En conclusion, cet ouvrage est un bel exemple d’une histoire connectée de l’Asie orientale, où s’entrecroisent et se confrontent les perceptions et les intérêts des différentes parties. L’auteur montre bien que les « guerres de l’opium » constituent une période charnière, avec des répercussions sur les voisins de la Chine, dont la Corée.

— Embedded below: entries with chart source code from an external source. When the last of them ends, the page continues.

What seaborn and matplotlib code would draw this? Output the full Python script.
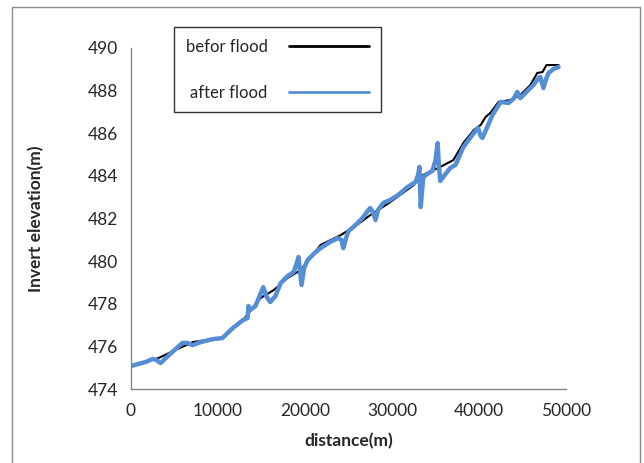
import matplotlib
matplotlib.use("Agg")
import pandas as pd
import matplotlib.pyplot as plt
import seaborn as sns
from matplotlib.patches import Rectangle

# profile before the flood (distance in m, invert elevation in m)
dist_before = [0, 3150, 5100, 7100, 9400, 10500, 11700, 12900, 14900, 16400,
               18000, 19500, 21800, 24100, 25800, 27500, 29800, 32500, 33300,
               35550, 37050, 38200, 39400, 40200, 40750, 41300, 42250, 43600,
               44750, 45900, 46700, 47300, 47750, 49150]
elev_before = [475.08, 475.45, 475.83, 476.20, 476.34, 476.39, 476.86, 477.24,
               478.27, 478.64, 479.21, 479.58, 480.76, 481.22, 481.65, 482.16,
               482.77, 483.57, 483.99, 484.42, 484.74, 485.54, 486.15, 486.39,
               486.76, 486.95, 487.47, 487.56, 487.79, 488.26, 488.83, 488.87,
               489.20, 489.20]

# profile after the flood
dist_after = [0, 1700, 2500, 2900, 3400, 4500, 5900, 6500, 7100, 8000, 9400,
              10500, 11700, 12900, 13400, 13500, 13700, 14300, 15200, 15600,
              16000, 16600, 17200, 18000, 18700, 19100, 19250, 19600, 19900,
              20300, 21100, 21800, 22900, 23800, 24200, 24400, 24800, 25000,
              25800, 26600, 27300, 27500, 27800, 28100, 28400, 29000, 29800,
              30700, 31800, 32700, 33000, 33150, 33300, 33600, 34200, 34650,
              35000, 35250, 35350, 35550, 36150, 36700, 37300, 38200, 39400,
              39900, 40200, 40400, 41000, 41550, 42500, 43400, 43950, 44400,
              44750, 45550, 46250, 46850, 47050, 47400, 47750, 48000, 48550,
              49150]
elev_after = [475.08, 475.27, 475.41, 475.36, 475.22, 475.64, 476.16, 476.16,
              476.06, 476.20, 476.34, 476.39, 476.86, 477.24, 477.33, 477.89,
              477.71, 477.89, 478.78, 478.32, 478.08, 478.36, 478.97, 479.30,
              479.49, 479.96, 480.19, 478.88, 479.68, 480.05, 480.38, 480.61,
              480.90, 481.08, 480.99, 480.61, 481.18, 481.41, 481.69, 482.02,
              482.40, 482.49, 482.30, 481.93, 482.40, 482.73, 482.87, 483.10,
              483.48, 483.71, 484.04, 484.42, 482.54, 483.95, 484.13, 484.23,
              484.74, 485.54, 484.74, 483.76, 484.09, 484.37, 484.51, 485.35,
              486.01, 486.25, 485.87, 485.78, 486.34, 486.86, 487.47, 487.42,
              487.61, 487.94, 487.65, 487.98, 488.26, 488.59, 488.64, 488.12,
              488.59, 488.83, 489.01, 489.11]

x_ticks = [0, 10000, 20000, 30000, 40000, 50000]
y_ticks = [474, 476, 478, 480, 482, 484, 486, 488, 490]

sns.set_style("white")
plt.rcParams["font.family"] = ["Lato", "DejaVu Sans"]

fig = plt.figure(figsize=(6.44, 4.63), dpi=100)
ax = fig.add_axes([131 / 644, 1 - 389 / 463, 435 / 644, 341 / 463])

before = pd.DataFrame({"distance": dist_before, "elevation": elev_before})
after = pd.DataFrame({"distance": dist_after, "elevation": elev_after})

sns.lineplot(data=before, x="distance", y="elevation", color="black",
             linewidth=1.5, label="befor flood", sort=False, estimator=None, ax=ax)
sns.lineplot(data=after, x="distance", y="elevation", color="#558ED5",
             linewidth=3.2, label="after flood", sort=False, estimator=None, ax=ax)

ax.set_xlim(0, 50000)
ax.set_ylim(474, 490)
ax.set_xticks(x_ticks)
ax.set_yticks(y_ticks)
ax.tick_params(axis="both", direction="out", length=5, width=1,
               color="#868686", labelsize=12.5, pad=4)
ax.tick_params(axis="x", pad=5)
for side in ["top", "right"]:
    ax.spines[side].set_visible(False)
for side in ["left", "bottom"]:
    ax.spines[side].set_color("#868686")
    ax.spines[side].set_linewidth(1)

ax.set_xlabel("distance(m)", fontweight="bold", fontsize=12.5)
ax.set_ylabel("Invert elevation(m)", fontweight="bold", fontsize=12.5)
ax.xaxis.set_label_coords(0.5, -0.13)
ax.yaxis.set_label_coords(-0.2, 0.5)

leg = ax.legend(loc="upper left", bbox_to_anchor=(174 / 644, 1 - 27 / 463),
                bbox_transform=fig.transFigure, markerfirst=False,
                fontsize=12, handlelength=4.8, handletextpad=1.3,
                labelspacing=1.8, borderpad=0.7, borderaxespad=0,
                fancybox=False, frameon=True)
leg.get_frame().set_edgecolor("black")
leg.get_frame().set_linewidth(1)
for line in leg.get_lines():
    line.set_linewidth(2)

# outer chart border
fig.patches.append(Rectangle((12 / 644, -0.05), 628 / 644, 1 - 7 / 463 + 0.05,
                             transform=fig.transFigure, fill=False,
                             edgecolor="#8c8c8c", linewidth=1))

fig.savefig("out.png", dpi=100)
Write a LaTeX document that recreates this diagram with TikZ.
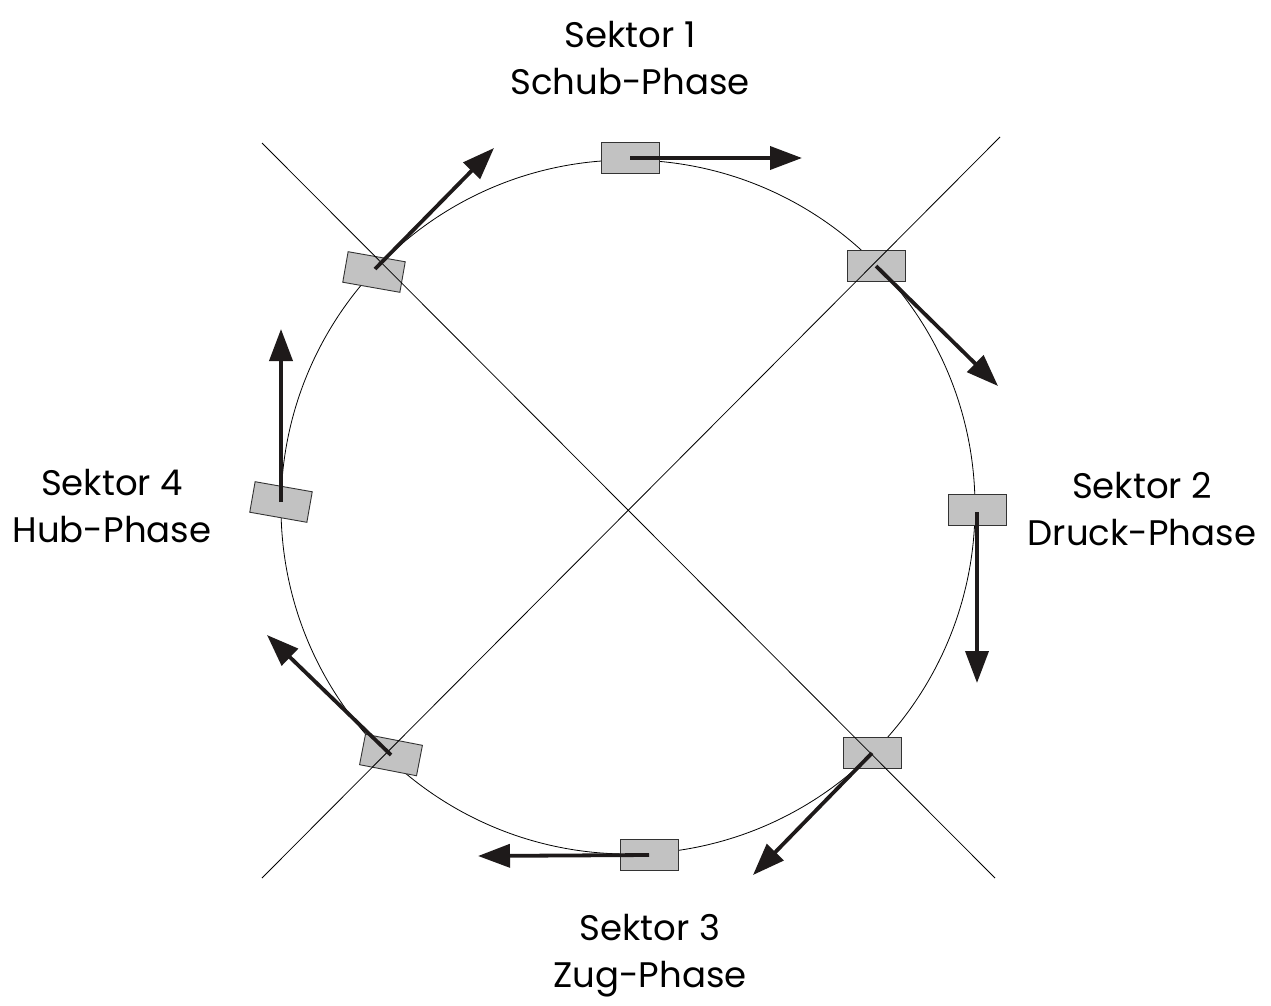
\documentclass[tikz,border=0pt]{standalone}
\usepackage{fontspec}
\setmainfont{Poppins}
\usetikzlibrary{arrows.meta}
\definecolor{boxgray}{RGB}{194,194,194}
\definecolor{inkdark}{RGB}{30,26,26}
\tikzset{
  slider/.style={draw=black!80, line width=0.9pt, fill=boxgray,
    minimum width=58pt, minimum height=31pt, inner sep=0pt},
  thinline/.style={line width=0.8pt, draw=black},
  push/.style={draw=inkdark, line width=3.8pt,
    -{Triangle[length=32pt,width=23pt]}},
  sectorlabel/.style={align=center, font=\fontsize{35.5}{47}\selectfont}
}
\begin{document}
\begin{tikzpicture}[x=1pt,y=-1pt]
  \useasboundingbox (0,0) rectangle (1271,1006);

  % guide circle
  \draw[thinline] (628,507) circle[radius=347];

  % sliders on the circle
  \node[slider] (b1) at (630,158) {};
  \node[slider] (b2) at (876,266) {};
  \node[slider] (b3) at (977,510) {};
  \node[slider] (b4) at (872,753) {};
  \node[slider] (b5) at (649,855) {};
  \node[slider, rotate=-11] (b6) at (391,755) {};
  \node[slider, rotate=-10] (b7) at (281,502) {};
  \node[slider, rotate=-10] (b8) at (374,272) {};

  % sector boundaries, drawn over the sliders
  \coordinate (d1a) at (262,143);
  \coordinate (d1b) at (995,878);
  \coordinate (d2a) at (1000,137);
  \coordinate (d2b) at (262,878);
  \draw[thinline] (d1a) -- (d1b);
  \draw[thinline] (d2a) -- (d2b);

  % arrow tips
  \coordinate (t1) at (802,158);
  \coordinate (t2) at (998,386);
  \coordinate (t3) at (977,683);
  \coordinate (t4) at (753,875);
  \coordinate (t5) at (478,856);
  \coordinate (t6) at (267,635);
  \coordinate (t7) at (281,329);
  \coordinate (t8) at (494,148);

  \draw[push] (b1.center) -- (t1);
  \draw[push] (b2.center) -- (t2);
  \draw[push] ([yshift=-2pt]b3.center) -- (t3);
  \draw[push] (b4.center) -- (t4);
  \draw[push] (b5.center) -- (t5);
  \draw[push] (b6.center) -- (t6);
  \draw[push] (b7.center) -- (t7);
  \draw[push] ([shift={(1,-3)}]b8.center) -- (t8);

  % sector labels
  \node[sectorlabel] (s1) at (630,58) {Sektor 1\\Schub-Phase};
  \node[sectorlabel] (s2) at (1142,509) {Sektor 2\\Druck-Phase};
  \node[sectorlabel] (s3) at (650,956) {Sektor 3\\Zug-Phase};
  \node[sectorlabel] (s4) at (112,506) {Sektor 4\\Hub-Phase};
\end{tikzpicture}
\end{document}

Ce récit se double d’une analyse critique de sources inédites françaises et coréennes, qui permet d’insister sur les arrière-pensées géostratégiques et politiques à l’œuvre dans les expéditions maritimes françaises. Si l’auteur récuse l’idée de choc de civilisations, il insiste sur les difficultés qu’éprouvent les Français pour comprendre la Corée… ce qui explique probablement l’échec de leur implantation au mal nommé « pays du matin calme », au milieu du XIXe siècle.